Christopher Nolan’s biopic Oppenheimer shows the great heights that cinema can hit and all but assures an Oscar for leading man Cillian Murphy.

Cillian Murphy is J. Robert Oppenheimer in Oppenheimer, written, produced, and directed by Christopher Nolan.
Cillian Murphy is J. Robert Oppenheimer in Oppenheimer, written, produced, and directed by Christopher Nolan.

Oppenheimer (M)

Director: Christopher Nolan (Inception)

Starring: Cillian Murphy, Robert Downey Jr., Matt Damon, Emily Blunt

Rating: *****

The ultimate blast from the past

If you still believe in cinema as a brave, ambitious, challenging, enlightening and forward-pointing form, then there is only one movie you should be seeing any time soon.

And it ain’t Barbie. It is Oppenheimer.

This is a major motion picture of the highest calibre, a daring, dazzling work that breaks ranks with everything we have come to associate with going to the movies in 2023.

Have you been longing to see something that will truly get you thinking, get you reacting and, most importantly of all, get you watching? You won’t be taking your eyes off Oppenheimer for a millisecond.

This is a movie of big ideas, writ large on the big screen. This is cinema as it should be – and still could be – if those with a vision are set free to pursue it.

At its core, this mesmerising production is a compelling character study of one of the most important figures in the past century of this planet’s history.

Dr J. Robert Oppenheimer (played by Cillian Murphy) was the theoretical physicist chosen by the US Government to oversee the conception, design, construction and testing of the world’s first nuclear weapons.

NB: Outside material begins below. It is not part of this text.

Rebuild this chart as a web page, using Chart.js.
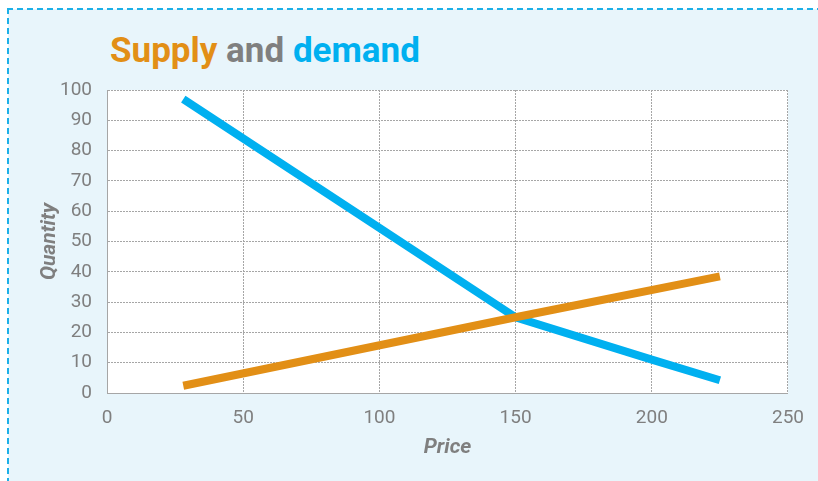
<!DOCTYPE html>
<html>
<head>
<meta charset="utf-8">
<script src="https://cdn.jsdelivr.net/npm/chart.js@4/dist/chart.umd.min.js"></script>
<style>
  html, body { margin: 0; padding: 0; background: #ffffff; overflow: hidden; }
  #frame {
    position: absolute; left: 8px; top: 9px; width: 840px; height: 500px;
    background: #e8f5fb;
  }
  #edgeTop {
    position: absolute; left: 7px; top: 8px; width: 840px; height: 2px;
    background: repeating-linear-gradient(to right, #1cb0e8 0 6px, transparent 6px 10px);
  }
  #edgeLeft {
    position: absolute; left: 7px; top: 8px; width: 2px; height: 500px;
    background: repeating-linear-gradient(to bottom, #1cb0e8 0 6px, transparent 6px 10px);
  }
  #title {
    position: absolute; left: 110px; top: 33px; line-height: 1;
    font-family: Roboto, sans-serif; font-weight: bold; font-size: 35px;
    color: #7f7f7f; white-space: nowrap;
  }
  #wrap { position: absolute; left: 0; top: 0; width: 818px; height: 481px; }
</style>
</head>
<body>
<div id="frame"></div>
<div id="edgeTop"></div>
<div id="edgeLeft"></div>
<div id="title"><span style="color:#e28f16">Supply</span> and <span style="color:#00b0f0">demand</span></div>
<div id="wrap"><canvas id="supplyDemandChart"></canvas></div>
<script>
// values
var supplyPrice = [28, 150, 225];
var supplyQty = [2.4, 25, 38.5];
var demandPrice = [28, 100, 150, 200, 225];
var demandQty = [97, 54.5, 25, 11, 4.2];
var xTicks = [0, 50, 100, 150, 200, 250];

function toPoints(xs, ys) {
    var pts = [];
    xs.forEach(function(x, i) {
        pts.push({ x: x, y: ys[i] });
    });
    return pts;
}

var plotBg = {
    id: "plotBg",
    beforeDraw: function(chart) {
        var a = chart.chartArea;
        var ctx = chart.ctx;
        ctx.save();
        ctx.fillStyle = "#ffffff";
        ctx.fillRect(a.left, a.top, a.right - a.left, a.bottom - a.top);
        ctx.restore();
    }
};

var gray = "#7f7f7f";
var gridColor = "#a6a6a6";

var ctxSD = document.getElementById("supplyDemandChart");
new Chart(ctxSD, {
    type: "scatter",
    data: {
        datasets: [
            {
                label: "Supply",
                data: toPoints(supplyPrice, supplyQty),
                showLine: true,
                borderColor: "#e28f16",
                borderWidth: 8,
                borderCapStyle: "butt",
                pointRadius: 0,
            },
            {
                label: "Demand",
                data: toPoints(demandPrice, demandQty),
                showLine: true,
                borderColor: "#00b0f0",
                borderWidth: 8,
                borderCapStyle: "butt",
                pointRadius: 0,
            },
        ],
    },
    options: {
        responsive: true,
        maintainAspectRatio: false,
        animation: false,
        layout: { padding: { left: 0, right: 29, top: 90, bottom: 0 } },
        plugins: {
            legend: { display: false },
            tooltip: { enabled: false },
        },
        scales: {
            x: {
                type: "linear",
                min: 0,
                max: 250,
                afterBuildTicks: function(scale) {
                    scale.ticks = xTicks.map(function(v) { return { value: v }; });
                },
                afterFit: function(scale) { scale.height = 88; },
                grid: { color: gridColor, lineWidth: 1, borderDash: [2, 1], drawTicks: false },
                border: { display: true, color: gridColor, dash: [2, 1] },
                ticks: {
                    color: gray,
                    padding: 14,
                    font: { family: "Roboto", size: 19 },
                },
                title: {
                    display: true,
                    text: "Price",
                    color: gray,
                    padding: { top: 0, bottom: 21 },
                    font: { family: "Roboto", size: 21, weight: "bold", style: "italic" },
                },
            },
            y: {
                min: 0,
                max: 100,
                afterFit: function(scale) { scale.width = 107; },
                grid: { color: gridColor, lineWidth: 1, borderDash: [2, 1], drawTicks: false },
                border: { display: true, color: gridColor, dash: [2, 1] },
                ticks: {
                    stepSize: 10,
                    color: gray,
                    padding: 15,
                    font: { family: "Roboto", size: 19 },
                },
                title: {
                    display: true,
                    text: "Quantity",
                    color: gray,
                    padding: { top: 37, bottom: 0 },
                    font: { family: "Roboto", size: 21, weight: "bold", style: "italic" },
                },
            },
        },
    },
    plugins: [plotBg],
});
</script>
</body>
</html>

The chain reaction of crucial decisions, dilemmas and denials fired through Oppenheimer’s racing mind during World War II ultimately brought that horrible conflict to a sudden and definitive end.

However, in providing the US military with the means to bomb the Japanese cities of Hiroshima and Nagasaki in August 1945, Oppenheimer unleashed a terrifying new level of man-made death and destruction that has both defined and undermined the notion of world peace ever since.

Cillian Murphy as J. Robert Oppenheimer in Oppenheimer – and surely an Oscar beckons.
Cillian Murphy as J. Robert Oppenheimer in Oppenheimer – and surely an Oscar beckons.

In adapting the screenplay from the 2005 book American Prometheus by Kai Bird and Martin J. Sherwin, writer-director Christopher Nolan wisely refrains from letting his movie lose its way inside the vast intellect of its subject.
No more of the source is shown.